3.      After examination of the notification, the European Commission has concluded that
        the notified operation falls within the scope of the Merger Regulation and of
        paragraph 5(b) of the Commission Notice on a simplified procedure for treatment of
        certain concentrations under Council Regulation (EC) No 139/2004.4
1       OJ L 24, 29.1.2004, p. 1 (the ‘Merger Regulation’). With effect from 1 December 2009, the Treaty on
        the Functioning of the European Union (‘TFEU’) has introduced certain changes, such as the
        replacement of ‘Community’ by ‘Union’ and ‘common market’ by ‘internal market’. The terminology
        of the TFEU will be used throughout this decision.
2       OJ L 1, 3.1.1994, p. 3 (the ‘EEA Agreement’).
3       Publication in the Official Journal of the European Union No C395, 20.11.2020 p.6.
4       OJ C 366, 14.12.2013, p. 5.
Commission européenne, DG COMP MERGER REGISTRY, 1049 Bruxelles, BELGIQUE
Europese Commissie, DG COMP MERGER REGISTRY, 1049 Brussel, BELGIË
Tel: +32 229-91111. Fax: +32 229-64301. E-mail: COMP-MERGER-REGISTRY@ec.europa.eu.

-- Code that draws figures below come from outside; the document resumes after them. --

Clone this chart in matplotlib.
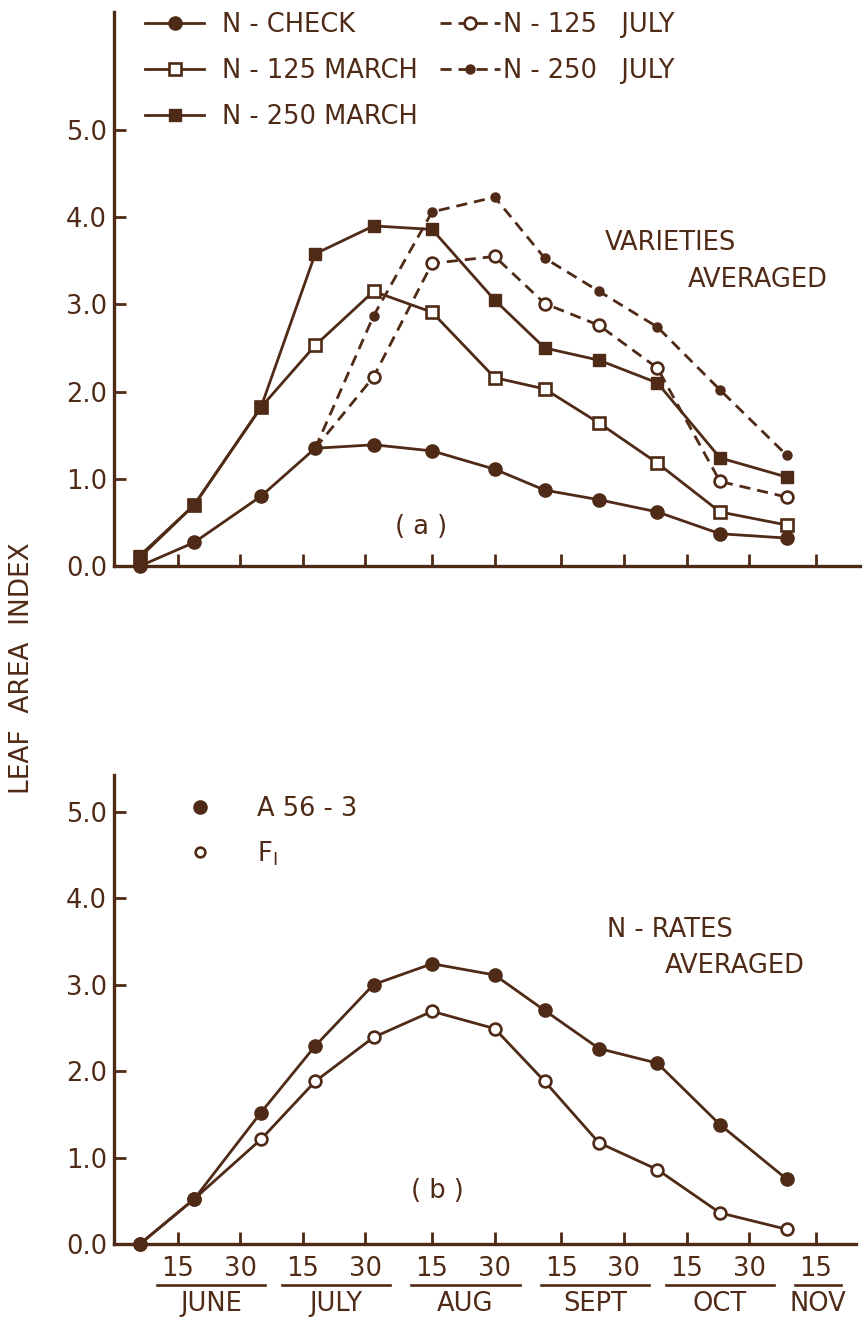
import matplotlib
matplotlib.use('Agg')
import matplotlib.pyplot as plt
import matplotlib.transforms as mtransforms
from matplotlib.lines import Line2D

plt.rcParams['font.family'] = ['DejaVu Sans']
plt.rcParams['lines.scale_dashes'] = False

C = '#4f2a16'
W, H = 864, 1321

# ---------------- data ----------------
# sampling dates, in days after May 31 (June 15 = 15, Nov 15 = 168)
days = [6, 19, 35, 48, 62, 76, 91, 103, 116, 130, 145, 161]
july_days = days[3:]          # July-applied treatments start at the 4th date

# (a) varieties averaged
n_check      = [0.00, 0.27, 0.80, 1.35, 1.39, 1.32, 1.11, 0.87, 0.76, 0.62, 0.37, 0.32]
n125_march   = [0.10, 0.70, 1.82, 2.53, 3.15, 2.91, 2.16, 2.03, 1.64, 1.18, 0.62, 0.47]
n250_march   = [0.12, 0.70, 1.82, 3.58, 3.90, 3.86, 3.05, 2.50, 2.36, 2.10, 1.24, 1.02]
n125_july    = [1.35, 2.17, 3.47, 3.55, 3.01, 2.76, 2.27, 0.97, 0.79]
n250_july    = [1.35, 2.87, 4.06, 4.23, 3.53, 3.15, 2.74, 2.02, 1.27]

# (b) N-rates averaged
a56_3 = [0.00, 0.52, 1.52, 2.29, 3.00, 3.24, 3.11, 2.70, 2.26, 2.09, 1.38, 0.75]
f1    = [0.00, 0.52, 1.21, 1.88, 2.39, 2.69, 2.49, 1.88, 1.17, 0.86, 0.36, 0.17]

y_ticks = [0, 1, 2, 3, 4, 5]
y_labels = ['0.0', '1.0', '2.0', '3.0', '4.0', '5.0']
x_tick_days = [15, 30, 45, 60, 76, 91, 107, 122, 137, 152, 168]
x_tick_labels = ['15', '30', '15', '30', '15', '30', '15', '30', '15', '30', '15']
months = ['JUNE', 'JULY', 'AUG', 'SEPT', 'OCT', 'NOV']
month_spans = [(15, 30), (45, 60), (76, 91), (107, 122), (137, 152), (168, 168)]

# ---------------- figure ----------------
fig = plt.figure(figsize=(W / 100, H / 100), dpi=100)
fig.patch.set_facecolor('white')

def fpos(px, py):
    return px / W, 1 - py / H

ax1 = fig.add_axes([114 / W, 1 - 566 / H, (860 - 114) / W, (566 - 12) / H])
ax2 = fig.add_axes([114 / W, 1 - 1244 / H, (856 - 114) / W, (1244 - 775) / H])

FS = 18.5
for ax in (ax1, ax2):
    for s in ('top', 'right'):
        ax.spines[s].set_visible(False)
    for s in ('left', 'bottom'):
        ax.spines[s].set_linewidth(2.4)
        ax.spines[s].set_color(C)
    ax.set_facecolor('none')
    ax.set_yticks(y_ticks)
    ax.set_yticklabels(y_labels)
    ax.set_xticks(x_tick_days)
    ax.tick_params(axis='both', direction='in', length=8.5, width=2.0,
                   color=C, labelcolor=C, labelsize=FS)
    ax.tick_params(axis='y', pad=5)

ax1.set_xlim(-0.22, 178.55)
ax1.set_ylim(0, 6.353)
ax1.set_xticklabels([])
ax2.set_xlim(-0.22, 177.6)
ax2.set_ylim(0, 5.422)
ax2.set_xticklabels(x_tick_labels)
ax2.tick_params(axis='x', pad=9)

LW = 2.0
DASH = (0, (8, 5))
kw = dict(color=C, lw=LW, clip_on=False)

h125m, = ax1.plot(days, n125_march, marker='s', ms=8, mfc='white', mec=C, mew=1.9,
                  label='N - 125 MARCH', zorder=3, **kw)
h125j, = ax1.plot(july_days, n125_july, ls=DASH, marker='o', ms=8.5, mfc='white', mec=C,
                  mew=1.9, markevery=list(range(1, len(july_days))),
                  label='N - 125   JULY', zorder=3, **kw)
h250j, = ax1.plot(july_days, n250_july, ls=DASH, marker='o', ms=6.5, mfc=C, mec=C,
                  markevery=list(range(1, len(july_days))),
                  label='N - 250   JULY', zorder=4, **kw)
hchk, = ax1.plot(days, n_check, marker='o', ms=9.5, mfc=C, mec=C,
                 label='N - CHECK', zorder=5, **kw)
h250m, = ax1.plot(days, n250_march, marker='s', ms=9, mfc=C, mec=C,
                  label='N - 250 MARCH', zorder=5, **kw)

ax2.plot(days, f1, marker='o', ms=8.5, mfc='white', mec=C, mew=1.9, zorder=3, **kw)
ax2.plot(days, a56_3, marker='o', ms=9.5, mfc=C, mec=C, zorder=4, **kw)

# legends (a)
leg1 = ax1.legend(handles=[hchk, h125m, h250m], loc='upper left',
                  bbox_to_anchor=fpos(145, 12), bbox_transform=fig.transFigure,
                  frameon=False, fontsize=FS, handlelength=2.3, handletextpad=0.7,
                  labelspacing=0.78, borderpad=0, borderaxespad=0, labelcolor=C)
ax1.add_artist(leg1)
leg2 = ax1.legend(handles=[h125j, h250j], loc='upper left',
                  bbox_to_anchor=fpos(440, 12), bbox_transform=fig.transFigure,
                  frameon=False, fontsize=FS, handlelength=2.35, handletextpad=0.12,
                  labelspacing=0.78, borderpad=0, borderaxespad=0, labelcolor=C)

# legend (b)
hA = Line2D([], [], ls='none', marker='o', ms=9.5, mfc=C, mec=C)
hF = Line2D([], [], ls='none', marker='o', ms=7, mfc='white', mec=C, mew=1.9)
leg3 = ax2.legend(handles=[hA, hF], labels=['A 56 - 3', r'F$_\mathregular{I}$'],
                  loc='upper left', bbox_to_anchor=fpos(182, 796),
                  bbox_transform=fig.transFigure, frameon=False, fontsize=FS,
                  handlelength=1.4, handletextpad=1.5, labelspacing=0.68,
                  borderpad=0, borderaxespad=0, labelcolor=C)

tk = dict(color=C, fontsize=FS)
fig.text(*fpos(605, 243), 'VARIETIES', ha='left', va='center', **tk)
fig.text(*fpos(688, 280), 'AVERAGED', ha='left', va='center', **tk)
fig.text(*fpos(421, 527), '( a )', ha='center', va='center', **tk)
fig.text(*fpos(607, 930), 'N - RATES', ha='left', va='center', **tk)
fig.text(*fpos(665, 966), 'AVERAGED', ha='left', va='center', **tk)
fig.text(*fpos(437, 1191), '( b )', ha='center', va='center', **tk)
fig.text(*fpos(22, 668), 'LEAF  AREA  INDEX', rotation=90, ha='center', va='center',
         color=C, fontsize=19)

# month labels with underlines below the bottom axis
bt = mtransforms.blended_transform_factory(ax2.transData, fig.transFigure)
for name, (d0, d1) in zip(months, month_spans):
    a, b = d0 - 5, d1 + 6
    ax2.add_line(Line2D([a, b], [1 - 1285 / H] * 2, transform=bt, color=C,
                        lw=1.9, clip_on=False))
    ax2.text((a + b) / 2, 1 - 1304 / H, name, transform=bt, ha='center',
             va='center', clip_on=False, **tk)

fig.savefig('out.png', dpi=100, facecolor='white')
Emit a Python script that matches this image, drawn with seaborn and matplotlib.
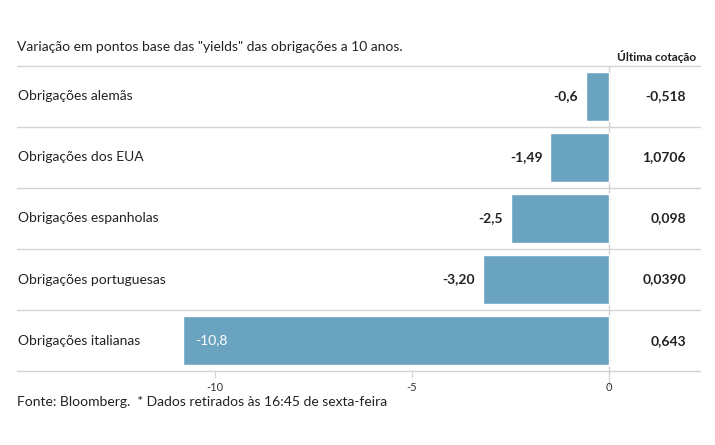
import pandas as pd
import seaborn as sns
import matplotlib.pyplot as plt

paises = ['Obrigações alemãs', 'Obrigações dos EUA', 'Obrigações espanholas',
          'Obrigações portuguesas', 'Obrigações italianas']
variacao = [-0.6, -1.49, -2.5, -3.20, -10.8]
rotulos = ['-0,6', '-1,49', '-2,5', '-3,20', '-10,8']
cotacao = ['-0,518', '1,0706', '0,098', '0,0390', '0,643']
ticks = [-10, -5, 0]

df = pd.DataFrame({'pais': paises, 'variacao': variacao})

sns.set_style('white')
plt.rcParams['font.family'] = ['Lato', 'DejaVu Sans']

fig = plt.figure(figsize=(7.15, 4.45), dpi=100)
ax = fig.add_axes([0.024, 0.166, 0.955, 0.686])

sns.barplot(data=df, y='pais', x='variacao', color='#6aa3bf', saturation=1,
            width=0.8, orient='h', ax=ax)

ax.set_xlim(-15, 2.3)
ax.set_ylim(len(paises) - 0.5, -0.5)
for y in range(len(paises) + 1):
    ax.axhline(y - 0.5, color='#d4d4d4', lw=1, zorder=0, clip_on=False)
ax.axvline(0, ymin=-0.05, ymax=1, color='#d4d4d4', lw=1, zorder=0, clip_on=False)

for sp in ax.spines.values():
    sp.set_visible(False)
ax.set_yticks([])
ax.set_xticks(ticks)
ax.set_xticklabels([str(t) for t in ticks], fontsize=8, color='#333333')
ax.tick_params(axis='x', length=5, color='#d4d4d4', pad=3, bottom=True)
ax.set_xlabel('')
ax.set_ylabel('')

for i, (p, v, r, c) in enumerate(zip(paises, variacao, rotulos, cotacao)):
    ax.text(-14.97, i, p, ha='left', va='center', fontsize=10, color='#222222')
    if v < -6:
        ax.text(v + 0.3, i, r, ha='left', va='center', fontsize=10, color='white')
    else:
        ax.text(v - 0.2, i, r, ha='right', va='center', fontsize=10,
                color='#222222', fontweight='bold')
    ax.text(1.95, i, c, ha='right', va='center', fontsize=10,
            color='#222222', fontweight='bold')

fig.text(0.024, 0.895, 'Variação em pontos base das "yields" das obrigações a 10 anos.',
         fontsize=10, color='#222222', va='center')
fig.text(0.973, 0.872, 'Última cotação', fontsize=8.5, fontweight='bold',
         color='#222222', ha='right', va='center')
fig.text(0.024, 0.097, 'Fonte: Bloomberg.  * Dados retirados às 16:45 de sexta-feira',
         fontsize=10, color='#222222', va='center')

fig.savefig('out.png', dpi=100)
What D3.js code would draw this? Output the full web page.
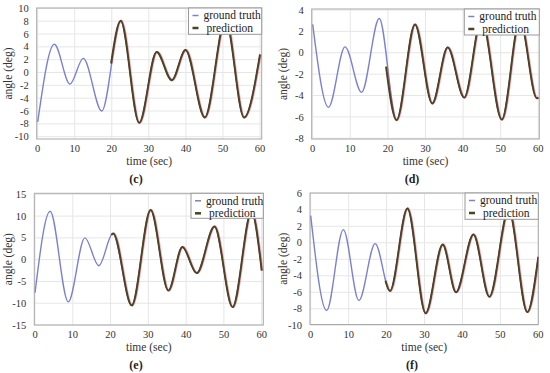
<!DOCTYPE html>
<html><head><meta charset="utf-8">
<script src="https://cdn.jsdelivr.net/npm/d3@7"></script>
<style>body{margin:0;background:#fff}svg{display:block}
svg text{font-family:"Liberation Serif","Times New Roman",Times,serif}</style>
</head><body>
<svg id="chart" width="550" height="373"></svg>
<script>
// ---- data (time in sec, angle in deg) ----
const panelIds = ["c", "d", "e", "f"];
const xTicks = [0, 10, 20, 30, 40, 50, 60];
const yTicksC = [-10, -8, -6, -4, -2, 0, 2, 4, 6, 8, 10];
const yTicksD = [-8, -6, -4, -2, 0, 2, 4];
const yTicksE = [-15, -10, -5, 0, 5, 10, 15];
const yTicksF = [-10, -8, -6, -4, -2, 0, 2, 4, 6];

const truthC_t = [0, 4.5, 8.7, 12.3, 17.3, 22.4, 27.4, 32.1, 36.2, 39.9, 45.1, 50.7, 55.7, 60];
const truthC_v = [-7.7, 4.4, -1.8, 2.2, -6.0, 8.0, -7.8, 3.2, -1.2, 3.5, -7.0, 8.3, -7.0, 2.8];
const predC_t = [19.8, 22.4, 27.4, 32.1, 36.2, 39.9, 45.1, 50.7, 55.7, 60];
const predC_v = [1.4, 8.05, -7.85, 3.2, -1.2, 3.5, -7.0, 8.3, -7.0, 2.8];

const truthD_t = [0, 4.2, 8.6, 13.0, 17.7, 22.3, 27.2, 31.8, 35.9, 40.3, 44.9, 50.3, 55.1, 59.6, 60];
const truthD_v = [2.65, -5.1, 0.55, -3.7, 3.2, -6.3, 2.65, -4.75, 0.5, -4.2, 3.2, -6.25, 3.1, -4.25, -4.2];
const predD_t = [19.5, 22.3, 27.2, 31.8, 35.9, 40.3, 44.9, 50.3, 55.1, 59.6, 60];
const predD_v = [-1.3, -6.3, 2.65, -4.75, 0.5, -4.2, 3.2, -6.25, 3.1, -4.25, -4.2];

const truthE_t = [0, 4.0, 8.8, 13.2, 16.9, 20.6, 25.6, 30.6, 35.3, 39.0, 42.8, 47.5, 52.3, 57.3, 60];
const truthE_v = [-7.6, 11.1, -9.7, 5.0, -1.4, 6.0, -10.5, 11.4, -7.1, 2.9, -3.1, 7.6, -10.9, 11.0, -2.5];
const predE_t = [20.2, 20.7, 25.6, 30.6, 35.3, 39.0, 42.8, 47.5, 52.3, 57.3, 60];
const predE_v = [5.7, 6.0, -10.5, 11.4, -7.1, 2.9, -3.1, 7.6, -10.9, 11.0, -2.5];

const truthF_t = [0, 4.2, 8.6, 12.7, 17.0, 20.9, 25.5, 30.3, 34.8, 38.3, 42.9, 47.1, 52.2, 57.1, 60];
const truthF_v = [3.3, -8.2, 1.6, -7.0, -0.1, -5.85, 4.15, -8.55, -0.2, -6.0, 1.0, -6.55, 4.0, -8.4, -1.7];
const predF_t = [19.7, 20.9, 25.5, 30.3, 34.8, 38.3, 42.9, 47.1, 52.2, 57.1, 60];
const predF_v = [-4.6, -5.85, 4.15, -8.55, -0.2, -6.0, 1.0, -6.55, 4.0, -8.4, -1.7];

const legendLabels = ["ground truth", "prediction"];
const xTitle = "time (sec)";
const yTitle = "angle (deg)";

// ---- layout ----
const panels = [
  {id: "c", frame: [36.7, 8, 261.7, 139], xr: [37.7, 260], yr: [136.7, 8.3], yd: [-10, 10], yTicks: yTicksC,
   truth: [truthC_t, truthC_v], pred: [predC_t, predC_v], leg: [188.5, 8, 261.7, 34.3], titleX: 12, capX: 136},
  {id: "d", frame: [311.7, 9, 539.3, 139], xr: [312.7, 538.3], yr: [138.3, 10], yd: [-8, 4], yTicks: yTicksD,
   truth: [truthD_t, truthD_v], pred: [predD_t, predD_v], leg: [464.3, 9, 539.3, 35], titleX: 287, capX: 412},
  {id: "e", frame: [34.3, 193.3, 263.3, 325], xr: [35, 261.7], yr: [325, 194.3], yd: [-15, 15], yTicks: yTicksE,
   truth: [truthE_t, truthE_v], pred: [predE_t, predE_v], leg: [191, 193.3, 263.3, 218.3], titleX: 12, capX: 136},
  {id: "f", frame: [310, 193, 538.3, 324.5], xr: [310.7, 538.3], yr: [325.3, 193.3], yd: [-10, 6], yTicks: yTicksF,
   truth: [truthF_t, truthF_v], pred: [predF_t, predF_v], leg: [465, 193, 538.3, 219.3], titleX: 287, capX: 412}
];

const svg = d3.select("#chart");
const blue = "#7b80d2";
const dark = "#4d4222";

panels.forEach(p => {
  const g = svg.append("g");
  const x = d3.scaleLinear().domain([0, 60]).range(p.xr);
  const y = d3.scaleLinear().domain(p.yd).range(p.yr);
  const [fl, ft, fr, fb] = p.frame;

  // grid
  g.selectAll(".vg").data(xTicks).join("line")
    .attr("x1", d => x(d)).attr("x2", d => x(d)).attr("y1", ft).attr("y2", fb)
    .attr("stroke", "#e6e6e6").attr("stroke-width", 1);
  g.selectAll(".hg").data(p.yTicks).join("line")
    .attr("x1", fl).attr("x2", fr).attr("y1", d => y(d)).attr("y2", d => y(d))
    .attr("stroke", "#e6e6e6").attr("stroke-width", 1);

  // frame
  g.append("rect").attr("x", fl).attr("y", ft).attr("width", fr - fl).attr("height", fb - ft)
    .attr("fill", "none").attr("stroke", "#a8a8a8").attr("stroke-width", 1);

  // tick labels
  g.selectAll(".xl").data(xTicks).join("text")
    .attr("x", d => x(d)).attr("y", fb + 13).attr("text-anchor", "middle")
    .attr("font-size", 10.5).attr("fill", "#333").text(d => d);
  g.selectAll(".yl").data(p.yTicks).join("text")
    .attr("x", fl - 8).attr("y", d => y(d) + 3.6).attr("text-anchor", "end")
    .attr("font-size", 10.5).attr("fill", "#333").text(d => d);

  // titles
  g.append("text").attr("x", (fl + fr) / 2).attr("y", fb + 26).attr("text-anchor", "middle")
    .attr("font-size", 11.5).attr("fill", "#333").text(xTitle);
  g.append("text").attr("transform", `translate(${p.titleX},${(ft + fb) / 2}) rotate(-90)`)
    .attr("text-anchor", "middle").attr("font-size", 11.5).attr("fill", "#333").text(yTitle);
  g.append("text").attr("x", p.capX).attr("y", fb + 44).attr("text-anchor", "middle")
    .attr("font-size", 12).attr("font-weight", "bold").attr("fill", "#222").text(`(${p.id})`);

  const line = d3.line().x(d => x(d[0])).y(d => y(d[1])).curve(d3.curveMonotoneX);
  const clip = "clip" + p.id;
  svg.append("clipPath").attr("id", clip).append("rect")
    .attr("x", fl).attr("y", ft).attr("width", fr - fl).attr("height", fb - ft);
  const truth = d3.zip(p.truth[0], p.truth[1]);
  const pred = d3.zip(p.pred[0], p.pred[1]);
  g.append("path").datum(truth).attr("d", line).attr("fill", "none")
    .attr("stroke", blue).attr("stroke-width", 1.4).attr("clip-path", `url(#${clip})`);
  g.append("path").datum(pred).attr("d", line).attr("fill", "none")
    .attr("stroke", "#d0506a").attr("stroke-width", 2.4).attr("transform", "translate(0.6,0)")
    .attr("stroke-opacity", 0.45).attr("clip-path", `url(#${clip})`);
  g.append("path").datum(pred).attr("d", line).attr("fill", "none")
    .attr("stroke", dark).attr("stroke-width", 1.9).attr("clip-path", `url(#${clip})`);

  // legend
  const [ll, lt, lr, lb] = p.leg;
  const lg = g.append("g");
  lg.append("rect").attr("x", ll).attr("y", lt).attr("width", lr - ll).attr("height", lb - lt)
    .attr("fill", "#fff").attr("stroke", "#9a9a9a").attr("stroke-width", 1);
  const rows = [{c: blue, w: 1.5, t: legendLabels[0], dx: 15}, {c: dark, w: 2.5, t: legendLabels[1], dx: 18}];
  rows.forEach((r, i) => {
    const cy = lt + 7.5 + i * 12.5;
    lg.append("line").attr("x1", ll + 4).attr("x2", ll + 10).attr("y1", cy).attr("y2", cy)
      .attr("stroke", r.c).attr("stroke-width", r.w);
    lg.append("text").attr("x", ll + r.dx).attr("y", cy + 3.8)
      .attr("font-size", 11.5).attr("fill", "#222").text(r.t);
  });
});
</script>
</body></html>
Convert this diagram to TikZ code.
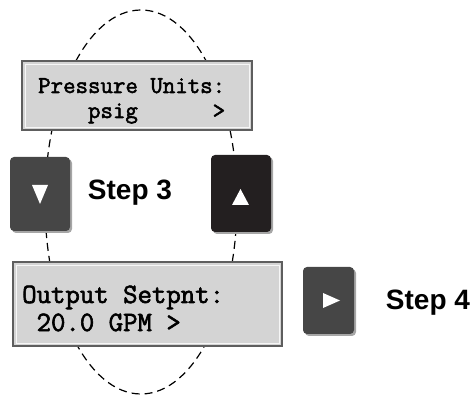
\documentclass[tikz,border=0pt]{standalone}
\usepackage{fontspec}
\setmainfont{Liberation Sans}
\newfontfamily\lcdfont[FakeBold=2.2]{Latin Modern Mono}
\usepackage{tikz}
\definecolor{lcdgray}{HTML}{D4D4D4}
\definecolor{lcdedge}{HTML}{5E5E5E}
\definecolor{keygray}{HTML}{464646}
\definecolor{keyblack}{HTML}{231F20}
\tikzset{
  lcdbox/.style={draw=lcdedge, line width=1.6pt, fill=lcdgray},
  keybox/.style={rounded corners=4pt},
  keyshadow/.style={fill=black!35, rounded corners=4pt},
  keymark/.style={fill=white, draw=none},
  steplabel/.style={font=\bfseries\fontsize{28}{28}\selectfont, inner sep=0pt}
}

\begin{document}
\begin{tikzpicture}[x=1pt, y=-1pt]
			%%%%% START %%%%%
			\useasboundingbox (0, 0) rectangle (474, 395);
			
			\draw[line width=1.2pt, dash pattern=on 8pt off 5pt] (141, 202) ellipse (96 and 192);
			
			\draw[lcdbox] (22, 61) rectangle (252, 130);
			\draw[line width=0.6pt, color=white!80!lcdgray] (25, 64) rectangle (249, 127);
			\node[anchor=base west, inner sep=0pt] (unitsA) at (38, 93) {\lcdfont\fontsize{24.2}{24.2}\selectfont Pressure Units:};
			\node[anchor=base west, inner sep=0pt] (unitsB) at (38, 118) {\lcdfont\fontsize{24.2}{24.2}\selectfont \hphantom{pres}psig\hphantom{ uni}\hphantom{ts}>};
			
			\draw[lcdbox] (13, 262) rectangle (282, 346);
			\draw[line width=0.6pt, color=white!80!lcdgray] (16, 265) rectangle (279, 343);
			\node[anchor=base west, inner sep=0pt] (setpA) at (22, 303) {\lcdfont\fontsize{28}{28}\selectfont Output Setpnt:};
			\node[anchor=base west, inner sep=0pt] (setpB) at (22, 331) {\lcdfont\fontsize{28}{28}\selectfont \hphantom{O}20.0 GPM >};
			
			% down key
			\fill[keyshadow] (12, 159) rectangle (72, 233);
			\fill[keybox, fill=keygray] (10, 157) rectangle (70, 231);
			\fill[keymark] (32, 185) -- (48, 185) -- (40, 204) -- cycle;
			
			% up key
			\fill[keyshadow] (213, 157) rectangle (273, 234);
			\fill[keybox, fill=keyblack] (211, 155) rectangle (271, 232);
			\fill[keymark] (232, 205) -- (249, 205) -- (240.5, 189) -- cycle;
			
			% right key
			\fill[keyshadow] (305, 269) rectangle (356, 336);
			\fill[keybox, fill=keygray] (303, 267) rectangle (354, 334);
			\fill[keymark] (323, 293) -- (323, 308) -- (340, 300.5) -- cycle;
			
			\node[steplabel] (step3) at (130, 193) {Step 3};
			\node[steplabel] (step4) at (428, 303) {Step 4};
			
			%%%%% END %%%%%
		\end{tikzpicture}
\end{document}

 ---pagebreak--- 4. For the reasons set out in the Notice on a simplified procedure, the European
   Commission has decided not to oppose the notified operation and to declare it
   compatible with the internal market and with the EEA Agreement. This decision is
   adopted in application of Article 6(1)(b) of the Merger Regulation and Article 57 of
   the EEA Agreement.
                                                  For the Commission
                                                  (Signed)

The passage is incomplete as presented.